Below are materials of recent courses that I taught, for which I created materal that might be interesting to someone.
In addition to the slides, there were exercises and assignments which I am not publishing. If you wish to see those, send me mail. These are slides on the basics of Prolog. Since the course does not only teach concrete programming languages, but also principles of programming languages, there also is a discussion on programming paradigms.
Explanation of tokenizing. The task of the tokenizer is to group the input (a sequence of characters) into separate blocks, and classify these blocks by their type. If a block represents something that is not a string, for example a number, this number is constructed by the tokenizer.
Tokenizing is usually separated from parsing because it is computationally much easier, and has a few requirements that are hard to express in context-free grammars (that it always creates the longest possible token, ignores comments, possibly takes indentation into account). There are two ways of obtaining a tokenizer: A tokenizer can be written by hand, which seems easy at first but the pain will come later. It is better to use a tool, which means that one has to read a manual, and prepare some starting code. This creates some additional effort in the beginning, but much less in long term. Of course, I shamelessly promote my own great tool, and force students to use it in exercises.
Explanation of parsing. The purpose of parsing is to transform the output of the tokenizer into a tree structure, which represents the structure of the program at hand. As with tokenizing, one can either write a parser by hand, or use a parser generator.

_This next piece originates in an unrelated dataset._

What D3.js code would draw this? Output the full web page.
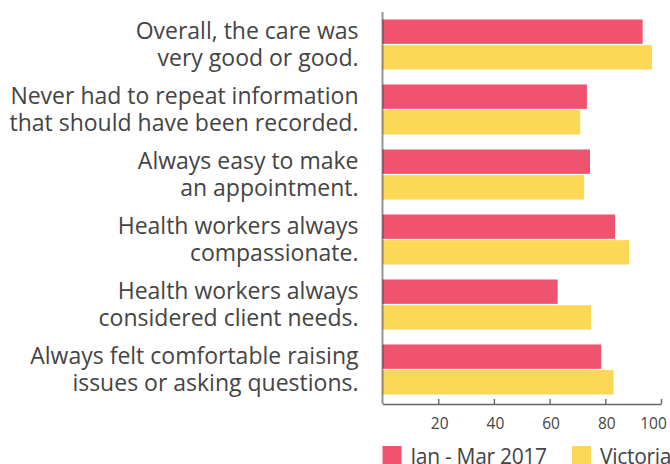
<!DOCTYPE html>
<html>
<head>
<meta charset="utf-8">
<script src="https://cdn.jsdelivr.net/npm/d3@7"></script>
<style>
  body { margin: 0; background: #fff; }
  svg text { font-family: "Open Sans", sans-serif; fill: #444; }
</style>
</head>
<body>
<div id="chart"></div>
<script>
// Survey statements (two lines each)
const categories = [
    ["Overall, the care was", "very good or good."],
    ["Never had to repeat information", "that should have been recorded."],
    ["Always easy to make", "an appointment."],
    ["Health workers always", "compassionate."],
    ["Health workers always", "considered client needs."],
    ["Always felt comfortable raising", "issues or asking questions."]
];
const seriesNames = ["Jan - Mar 2017", "Victoria"];
const janMar2017 = [93.4, 73.4, 74.5, 83.5, 62.9, 78.5];
const victoria = [96.8, 71.0, 72.4, 88.5, 74.9, 83.0];
const xTicks = [20, 40, 60, 80, 100];
const colors = ["#f0536e", "#fdd857"];

const W = 670, H = 464;
const margin = {top: 12, right: 9, bottom: 62, left: 382.5};

const svg = d3.select("#chart").append("svg")
    .attr("width", W)
    .attr("height", H);

const x = d3.scaleLinear()
    .domain([0, 100])
    .range([margin.left, W - margin.right]);

const y0 = d3.scaleBand()
    .domain(d3.range(categories.length))
    .range([margin.top, H - margin.bottom])
    .paddingInner(0.23)
    .paddingOuter(0.115);

const y1 = d3.scaleBand()
    .domain(d3.range(seriesNames.length))
    .range([0, y0.bandwidth()])
    .paddingInner(0.05);

const rows = categories.map((c, i) => ({i, values: [janMar2017[i], victoria[i]]}));

// bars
const groups = svg.append("g").selectAll("g")
    .data(rows)
    .enter().append("g")
    .attr("transform", d => `translate(0,${y0(d.i)})`);

groups.selectAll("rect")
    .data(d => d.values.map((v, s) => ({v, s})))
    .enter().append("rect")
    .attr("x", x(0))
    .attr("y", d => y1(d.s))
    .attr("width", d => x(d.v) - x(0))
    .attr("height", y1.bandwidth())
    .attr("fill", d => colors[d.s]);

// category labels
const labels = svg.append("g").selectAll("text")
    .data(categories)
    .enter().append("text")
    .attr("text-anchor", "end")
    .attr("x", margin.left - 24)
    .attr("y", (d, i) => y0(i) + y0.bandwidth() / 2)
    .style("font-size", "23px");

labels.selectAll("tspan")
    .data(d => d)
    .enter().append("tspan")
    .attr("x", margin.left - 24)
    .attr("dy", (d, j) => j === 0 ? "-0.22em" : "1.17em")
    .text(d => d);

// bottom axis
const xAxis = svg.append("g")
    .attr("transform", `translate(0,${H - margin.bottom + 2})`)
    .call(d3.axisBottom(x).tickValues(xTicks).tickSizeInner(-5).tickSizeOuter(0).tickPadding(14));

xAxis.select(".domain").attr("stroke", "#666").attr("stroke-width", 1.6);
xAxis.selectAll(".tick line").attr("stroke", "#666").attr("stroke-width", 1.4);
xAxis.selectAll(".tick text")
    .style("font-size", "15.5px")
    .style("font-family", "'Open Sans', sans-serif")
    .attr("fill", "#444")
    .attr("x", d => d === 100 ? -8 : 1);

// left axis line drawn over the bars
svg.append("line")
    .attr("x1", x(0)).attr("x2", x(0))
    .attr("y1", margin.top).attr("y2", H - margin.bottom + 2)
    .attr("stroke", "rgba(0,0,0,0.42)")
    .attr("stroke-width", 2);

// legend
const legendX = [x(0), 572];
const legend = svg.append("g").selectAll("g")
    .data(seriesNames)
    .enter().append("g")
    .attr("transform", (d, i) => `translate(${legendX[i]},446)`);

legend.append("rect")
    .attr("width", 19)
    .attr("height", 20)
    .attr("fill", (d, i) => colors[i]);

legend.append("text")
    .attr("x", 28)
    .attr("y", 17.5)
    .style("font-size", "21px")
    .style("letter-spacing", "-0.3px")
    .text(d => d);
</script>
</body>
</html>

Writing a parser by hand is doable if one knows how to do it, and may sometimes be the better option. In these slides I give a general approach: One needs to write a set of parse functions, one for each left hand side symbol, that recursively call each other. This approach is called recursive descent parsing. It is nearly always necessary to modify the grammar because when there rules with the same left hand side, whose right hand sides can start with overlapping terminal symbols, one does not know which rule to select. The easiest way to modify the grammar, is by allowing regular expressions in right hand sides of grammar rules. There is no general algorithm how to adapt the grammar, but I give examples. I also explain how I think that bottom-up parsing should be implemented.
In most cases, using a parser generator is better than writing the parser by hand. The initial cost of reading documentation, and preparing some required code interface pays off in long term. Once it is set up, extending the grammar or making changes is easy. I explain theory and practice of bottom-up parsing, and promote Maphoon of course.